When winter set in, the entire Foutz family became very busy establishing their new home. With the other Saints they assisted in making the first improvements in Salt Lake City, along with working in the first organizations of the Church that were set up in this new location.
On November 7, 1847, Bishop Jacob Foutz was again placed at the head of one of the wards of the Church. This time he became Bishop of the east half of the New Fort Ward, which was one of the five wards into which the Pioneers of Great Salt Lake Valley were divided. This ward was located in the west side of town near where the Pioneer Park was later developed. It was in this general location where the Foutz family located. In this new home, Jan. 7, 1848 a baby daughter was born, whom the named Maranda.

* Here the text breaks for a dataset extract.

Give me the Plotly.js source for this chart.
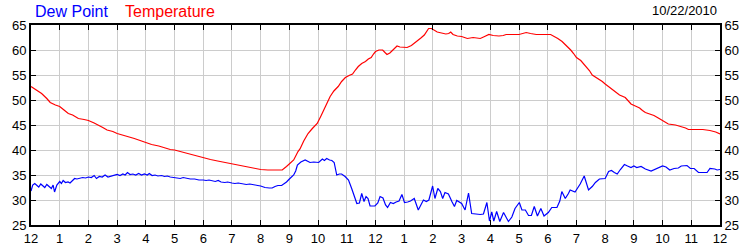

Bishop Foutz had poor health and was in bed much of his time. His ill health was contributed to by the injuries he received at Haun’s Mill and to the fever sickness, which he suffered while in Nauvoo. Of this sickness his wife tells us more in her later years. Just a little over a month after the arrival of the baby girl, which was their twelfth child, Bishop Jacob Foutz passed away. His death occurred while he was away from home excavating in gravel, Feb. 14, 1848. His fellow workers said he took what they called a stroke and died suddenly.
It is not known where Bishop Jacob Foutz was buried as his death was one of the first to occur in the valley. (He has since been interred from his grave to make room for a freeway and moved to the city cemetery in Salt Lake City.) His life had been an eventful one, mingled with joys and sorrows. He had been a faithful member of the Church for many years and a diligent worker in it. The Church Leader, as well as the membership, joined with the family in mourning the passing of this humble servant of God.
(Mattie Secrest was sealed to Bishop Jacob Foutz on 24 Oct 1888. There doesn’t seem to be any record of her earlier for the family.)